Now, for $a_{4k+1}$ the derivation is almost identical and so the formula is,
$$a_{4k+1}=\frac{{\left(-1\right)}^k{\left(2\right)}^2{\left(6\right)}^2\cdots {\left(4k-2\right)}^2{a}_1}{\left(4k+1\right)!}k=1,2,3,\dots$$and again notice that this won’t work for $k=0$
The formula for $a_{4k+2}$ is again nearly identical except for this one note that we also need to multiply top and bottom by a 2 in order to get the factorial to appear in the denominator and so the formula here is,
$$a_{4k+2}=\frac{2{\left(-1\right)}^k{\left(3\right)}^2{\left(7\right)}^2\cdots {\left(4k-1\right)}^2{a}_2}{\left(4k+2\right)!}k=1,2,3,\dots$$noticing yet one more time that this won’t work for $k=0$.

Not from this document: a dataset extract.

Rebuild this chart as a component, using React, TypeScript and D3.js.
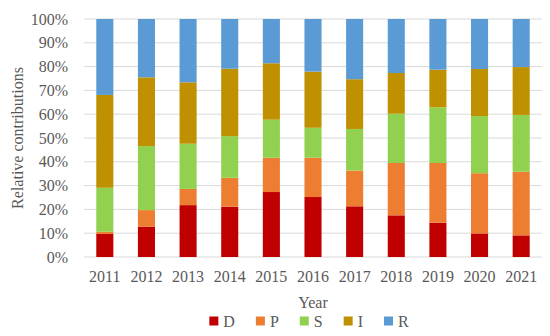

Finally, we have $a_{4k+3}=0$ for $k=0,1,2,3,\dots$
Now that we have all the coefficients let’s get the solution,
$$\begin{array}{cc}y\left(x\right)& =a_0+a_{1}x+a_2{x}^2+a_3{x}^3+\cdots +a_{4k}{x}^{4k}+a_{4k+1}{x}^{4k+1}+a_{4k+3}{x}^{4k+3}+a_{4k+3}{x}^{4k+3}+\cdots \\ & =a_0+a_{1}x+a_2{x}^2\cdots +\frac{{\left(-1\right)}^k{\left(1\right)}^2{\left(5\right)}^2\cdots {\left(4k-3\right)}^2{a}_0}{\left(4k\right)!}{x}^{4k}+\\ & \frac{{\left(-1\right)}^k{\left(2\right)}^2{\left(6\right)}^2\cdots {\left(4k-2\right)}^2{a}_1}{\left(4k+1\right)!}{x}^{4k+1}+\\ & \frac{2{\left(-1\right)}^k{\left(3\right)}^2{\left(7\right)}^2\cdots {\left(4k-1\right)}^2{a}_2}{\left(4k+2\right)!}{x}^{4k+2}+\cdots \end{array}$$Collecting up the terms that contain the same coefficient (except for the first one in each case since the formula won’t work for those) and writing everything as a set of series gives us our solution,
$$\begin{array}{cc}y\left(x\right)& =a_0\left\{1+\sum _{k=1}^{\infty }\frac{{\left(-1\right)}^k{\left(1\right)}^2{\left(5\right)}^2\cdots {\left(4k-3\right)}^2{x}^{4k}}{\left(4k\right)!}\right\}+\\ & a_1\left\{x+\sum _{k=1}^{\infty }\frac{{\left(-1\right)}^k{\left(2\right)}^2{\left(6\right)}^2\cdots {\left(4k-2\right)}^2{x}^{4k+1}}{\left(4k+1\right)!}\right\}+\\ & a_2\left\{x^2+\sum _{k=1}^{\infty }\frac{2{\left(-1\right)}^k{\left(3\right)}^2{\left(7\right)}^2\cdots {\left(4k-1\right)}^2{x}^{4k+2}}{\left(4k+2\right)!}\right\}\end{array}$$

So, there we have it. As we can see the work in getting formulas for the coefficients was a little messy because we had three formulas to get, but individually they were not as bad as even some of them could be when dealing with 2^nd order differential equations. Also note that while we got lucky with this problem and we were able to get general formulas for the terms the higher the order the less likely this will become.